While Ted Kooshian named his album Underdog, and other Stories… Kooshian is certainly not an underdog, nor is his Standard Orbit Quartet. He gives life to old television themes and superhero anthems, such as the highly energized re-imagination of “Underdog,” an upbeat number featuring a sick tenor sax feature by Jeff Lederer that starts off low and mysterious, much like the Pink Panther theme, then morphs into something more powerful. Lederer’s perfectly executed solo soars above Kooshian’s own piano, which is incredibly interesting by itself; his feature prior to the sax solo begins with just the bass line, then builds up to chords, and finally is joined by Lederer. After a few bars of that, the mood shifts briefly to a more Latin-infused beat, with Kooshian playing a conga-inspired pattern.
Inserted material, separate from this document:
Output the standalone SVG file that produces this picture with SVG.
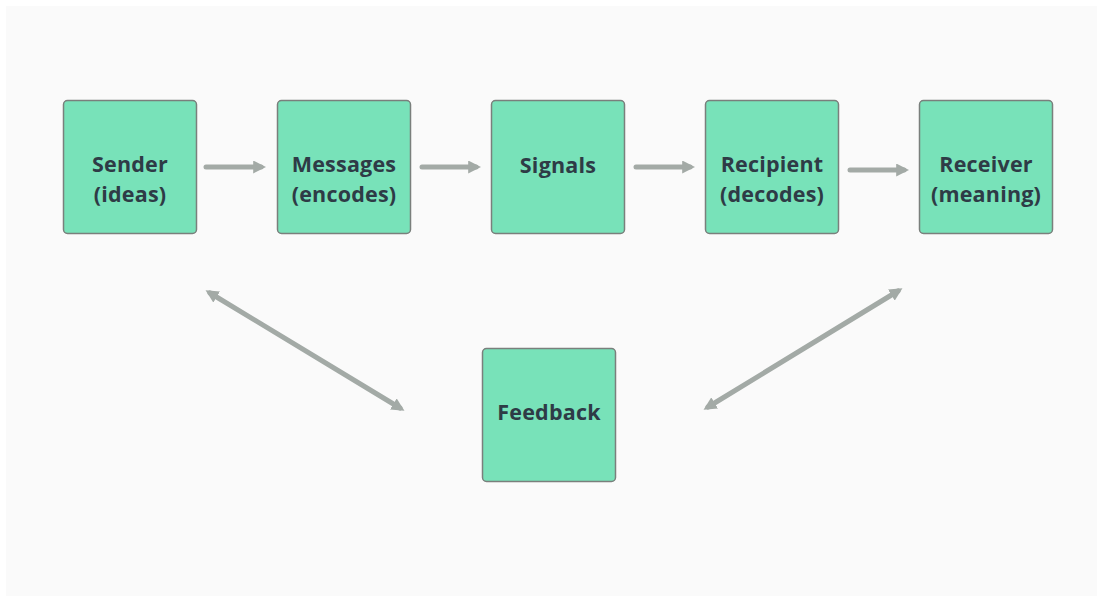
<svg xmlns="http://www.w3.org/2000/svg" width="1103" height="602" viewBox="0 0 1103 602">
  <style>
    .box { fill: #78e2b9; stroke: #7a7f7c; stroke-width: 1.5; }
    .lbl { font-family: "Open Sans", "Noto Sans", "Liberation Sans", sans-serif; font-weight: 700; font-size: 21.5px; fill: #2e3b46; text-anchor: middle; letter-spacing: 0.2px; }
    .link { stroke: #a3aaa6; stroke-width: 5; fill: none; stroke-linecap: round; }
  </style>
  <defs>
    <marker id="head" viewBox="0 0 10 10" refX="6" refY="5" markerWidth="2.6" markerHeight="2.6" orient="auto-start-reverse" markerUnits="strokeWidth">
      <path d="M0,0 L10,5 L0,10 z" fill="#a3aaa6"/>
    </marker>
  </defs>
  <rect x="0" y="0" width="1103" height="602" fill="#ffffff"/>
  <rect x="6" y="6" width="1091" height="590" fill="#fafafa"/>

  <g id="connectors">
    <line class="link" x1="206" y1="167" x2="261" y2="167" marker-end="url(#head)"/>
    <line class="link" x1="422" y1="167" x2="476" y2="167" marker-end="url(#head)"/>
    <line class="link" x1="636" y1="167" x2="690" y2="167" marker-end="url(#head)"/>
    <line class="link" x1="850" y1="170" x2="904" y2="170" marker-end="url(#head)"/>
    <line class="link" x1="210" y1="293" x2="400" y2="408" marker-start="url(#head)" marker-end="url(#head)"/>
    <line class="link" x1="898" y1="291" x2="708" y2="407" marker-start="url(#head)" marker-end="url(#head)"/>
  </g>

  <g id="sender">
    <rect class="box" x="63.5" y="100.5" width="133" height="133" rx="4"/>
    <text class="lbl" x="130" y="172">Sender</text>
    <text class="lbl" x="130" y="202">(ideas)</text>
  </g>
  <g id="messages">
    <rect class="box" x="277.5" y="100.5" width="133" height="133" rx="4"/>
    <text class="lbl" x="344" y="172">Messages</text>
    <text class="lbl" x="344" y="202">(encodes)</text>
  </g>
  <g id="signals">
    <rect class="box" x="491.5" y="100.5" width="133" height="133" rx="4"/>
    <text class="lbl" x="558" y="173">Signals</text>
  </g>
  <g id="recipient">
    <rect class="box" x="705.5" y="100.5" width="133" height="133" rx="4"/>
    <text class="lbl" x="772" y="172">Recipient</text>
    <text class="lbl" x="772" y="202">(decodes)</text>
  </g>
  <g id="receiver">
    <rect class="box" x="919.5" y="100.5" width="133" height="133" rx="4"/>
    <text class="lbl" x="986" y="172">Receiver</text>
    <text class="lbl" x="986" y="202">(meaning)</text>
  </g>
  <g id="feedback">
    <rect class="box" x="482.5" y="348.5" width="133" height="133" rx="4"/>
    <text class="lbl" x="549" y="420">Feedback</text>
  </g>
</svg>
The mood shifts several more times before the end of the song, transforming a simple cartoon theme song into something layered with more depth, which becomes infinitely more interesting.
The best part about this collection is the fact that Kooshian and his quartet obviously like to have fun, particularly evidenced with their rendition of “Popeye.” This song begins with bird noises and the sounds of the sea, followed by a boat horn, and then a smooth transition into the music with Kooshian playing the beginning of the theme in a complex meter. While the burden of the melody is once again given to the saxophone, don’t be fooled; Kooshian and his piano have total control over this song. In the middle after a false ending, the piano breaks the silence with a minor interlude that is a little haunting but beautiful nonetheless. He also ends the piece, with a dissonant variation of the melody that sums up the whole song, which then fades back to the bird noises from the beginning.
Underdog, and other Stories… is packed with energy. The quality of musicianship is outstanding and the arrangements are fresh, inventive, and genius. And they certainly do more than cartoons; the album also features the themes to Sanford and Son and The Odd Couple. They’re updated and reinvented in an adult way, giving these shows back to the people who watched as children in a new incarnation.